John was loved by so many people, from the Fife and Drum Corps and the hundreds of young lives that program enriched through the years, to our Tourism efforts, the Special Business District Board, the South Main Preservation Society, his former comrades in arms and thousands of customers.
One of the last events I remember John and I being together for was his military reunion. I filled in for the Mayor to present a proclamation to his old military unit whose veterans of World War II had stopped in St. Charles. John was so proud to show off his hometown and much of what he could show off, were projects he had worked towards.
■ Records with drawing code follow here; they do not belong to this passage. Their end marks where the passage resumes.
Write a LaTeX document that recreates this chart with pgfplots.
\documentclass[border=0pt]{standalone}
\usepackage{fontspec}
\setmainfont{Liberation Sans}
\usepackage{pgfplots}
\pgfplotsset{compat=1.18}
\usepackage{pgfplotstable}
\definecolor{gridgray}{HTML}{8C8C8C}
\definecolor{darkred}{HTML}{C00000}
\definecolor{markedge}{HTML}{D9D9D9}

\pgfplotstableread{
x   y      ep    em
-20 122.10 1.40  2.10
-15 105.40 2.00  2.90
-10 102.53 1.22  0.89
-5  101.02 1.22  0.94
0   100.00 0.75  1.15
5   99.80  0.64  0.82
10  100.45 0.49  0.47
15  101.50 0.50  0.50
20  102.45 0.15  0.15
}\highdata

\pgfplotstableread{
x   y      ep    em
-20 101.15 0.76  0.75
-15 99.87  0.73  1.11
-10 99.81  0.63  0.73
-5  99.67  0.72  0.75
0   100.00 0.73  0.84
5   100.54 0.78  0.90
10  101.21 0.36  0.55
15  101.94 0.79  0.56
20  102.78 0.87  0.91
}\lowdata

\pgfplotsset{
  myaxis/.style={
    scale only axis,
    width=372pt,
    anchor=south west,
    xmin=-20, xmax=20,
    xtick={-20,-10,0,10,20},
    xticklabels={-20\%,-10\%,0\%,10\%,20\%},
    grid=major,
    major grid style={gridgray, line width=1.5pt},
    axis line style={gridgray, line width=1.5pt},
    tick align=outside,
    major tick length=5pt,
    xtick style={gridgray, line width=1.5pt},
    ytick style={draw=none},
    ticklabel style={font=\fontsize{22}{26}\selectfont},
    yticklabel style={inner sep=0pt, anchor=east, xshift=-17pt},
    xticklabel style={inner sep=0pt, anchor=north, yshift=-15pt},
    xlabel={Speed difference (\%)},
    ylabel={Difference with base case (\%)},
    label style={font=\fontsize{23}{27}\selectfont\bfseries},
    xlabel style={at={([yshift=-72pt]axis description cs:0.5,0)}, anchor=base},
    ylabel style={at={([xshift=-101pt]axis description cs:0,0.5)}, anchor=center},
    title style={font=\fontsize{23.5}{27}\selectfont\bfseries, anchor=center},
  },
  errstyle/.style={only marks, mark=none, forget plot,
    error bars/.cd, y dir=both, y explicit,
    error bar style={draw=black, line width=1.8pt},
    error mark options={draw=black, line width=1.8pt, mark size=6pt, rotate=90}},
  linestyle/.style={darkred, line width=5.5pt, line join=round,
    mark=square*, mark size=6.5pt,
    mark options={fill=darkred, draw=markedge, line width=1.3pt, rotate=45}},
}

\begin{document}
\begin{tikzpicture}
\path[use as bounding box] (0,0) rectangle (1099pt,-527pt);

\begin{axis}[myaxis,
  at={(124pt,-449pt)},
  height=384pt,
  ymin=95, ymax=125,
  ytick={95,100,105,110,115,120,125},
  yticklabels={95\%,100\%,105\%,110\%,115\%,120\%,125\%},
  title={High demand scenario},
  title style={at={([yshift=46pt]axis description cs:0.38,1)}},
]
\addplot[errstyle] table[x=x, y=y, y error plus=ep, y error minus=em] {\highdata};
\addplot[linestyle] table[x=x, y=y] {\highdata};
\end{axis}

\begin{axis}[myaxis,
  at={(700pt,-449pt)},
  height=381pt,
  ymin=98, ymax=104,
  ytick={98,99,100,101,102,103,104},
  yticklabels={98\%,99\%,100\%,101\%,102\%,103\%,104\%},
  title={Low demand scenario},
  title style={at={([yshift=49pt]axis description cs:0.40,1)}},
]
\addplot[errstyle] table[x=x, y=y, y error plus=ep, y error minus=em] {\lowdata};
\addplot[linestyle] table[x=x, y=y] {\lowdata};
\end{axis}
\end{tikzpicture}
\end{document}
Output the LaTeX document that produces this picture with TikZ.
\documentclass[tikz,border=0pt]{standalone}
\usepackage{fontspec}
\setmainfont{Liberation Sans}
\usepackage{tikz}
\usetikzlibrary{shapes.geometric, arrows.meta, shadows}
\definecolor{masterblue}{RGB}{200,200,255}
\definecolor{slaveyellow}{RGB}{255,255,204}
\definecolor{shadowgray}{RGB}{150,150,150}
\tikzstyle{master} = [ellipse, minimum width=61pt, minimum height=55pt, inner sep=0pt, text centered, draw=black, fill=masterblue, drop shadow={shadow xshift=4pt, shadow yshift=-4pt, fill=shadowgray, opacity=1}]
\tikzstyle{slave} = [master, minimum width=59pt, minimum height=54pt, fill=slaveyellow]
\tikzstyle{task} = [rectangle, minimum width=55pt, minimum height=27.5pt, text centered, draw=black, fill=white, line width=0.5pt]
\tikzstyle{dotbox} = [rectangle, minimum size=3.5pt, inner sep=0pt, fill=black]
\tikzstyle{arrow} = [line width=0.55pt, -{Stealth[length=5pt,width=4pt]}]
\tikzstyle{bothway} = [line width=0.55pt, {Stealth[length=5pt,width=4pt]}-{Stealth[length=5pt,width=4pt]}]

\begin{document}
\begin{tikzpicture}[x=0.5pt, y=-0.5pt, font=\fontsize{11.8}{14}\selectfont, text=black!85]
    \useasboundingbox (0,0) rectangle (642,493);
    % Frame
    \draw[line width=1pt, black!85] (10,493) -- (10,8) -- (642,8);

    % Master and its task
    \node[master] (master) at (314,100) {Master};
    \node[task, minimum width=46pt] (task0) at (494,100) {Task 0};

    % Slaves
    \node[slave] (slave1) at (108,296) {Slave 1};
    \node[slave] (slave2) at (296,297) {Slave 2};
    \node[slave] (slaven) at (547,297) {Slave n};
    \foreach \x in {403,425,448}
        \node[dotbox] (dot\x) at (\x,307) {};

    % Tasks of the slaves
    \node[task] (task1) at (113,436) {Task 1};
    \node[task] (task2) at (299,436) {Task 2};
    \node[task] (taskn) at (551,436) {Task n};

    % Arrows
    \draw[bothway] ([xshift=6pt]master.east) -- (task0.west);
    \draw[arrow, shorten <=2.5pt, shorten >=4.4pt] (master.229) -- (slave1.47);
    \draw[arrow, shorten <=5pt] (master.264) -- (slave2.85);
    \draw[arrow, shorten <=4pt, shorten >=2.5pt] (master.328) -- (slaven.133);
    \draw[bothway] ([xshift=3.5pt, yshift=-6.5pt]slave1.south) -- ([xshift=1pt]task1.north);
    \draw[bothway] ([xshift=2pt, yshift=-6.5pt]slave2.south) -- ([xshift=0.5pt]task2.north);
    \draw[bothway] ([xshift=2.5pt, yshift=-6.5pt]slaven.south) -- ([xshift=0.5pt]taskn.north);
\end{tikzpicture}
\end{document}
If John Dengler ever made an enemy I wouldn’t know it. It is a skill I wish I had mastered sooner. John took a real interest in me, my wife Sue and our children Kathleen and Justin. He watched them grow up at reenactments and in parades on South Main. He always asked about your family and talked about his own.
John fought to make St. Charles the fun place it became, with festivals and entertainment for those of all ages. His efforts helped put us on the map for something positive and not as oddballs trying to ban cursing in bars.
John knew the real happiness to be had in life was in bringing joy to others and he was a happy and lighthearted soul for it. John made us laugh, he made us smile and only at the end of his life, did he make us cry.
Which brings me to the ending of this story that John would not want me to forget. These five men all gave of themselves to the community and their neighbors. They lived lives worth the living. To those who have picked up the torch, I ask that you measure yourselves by what these men accomplished and ask yourselves the most important question a human being can…how do I want to be remembered?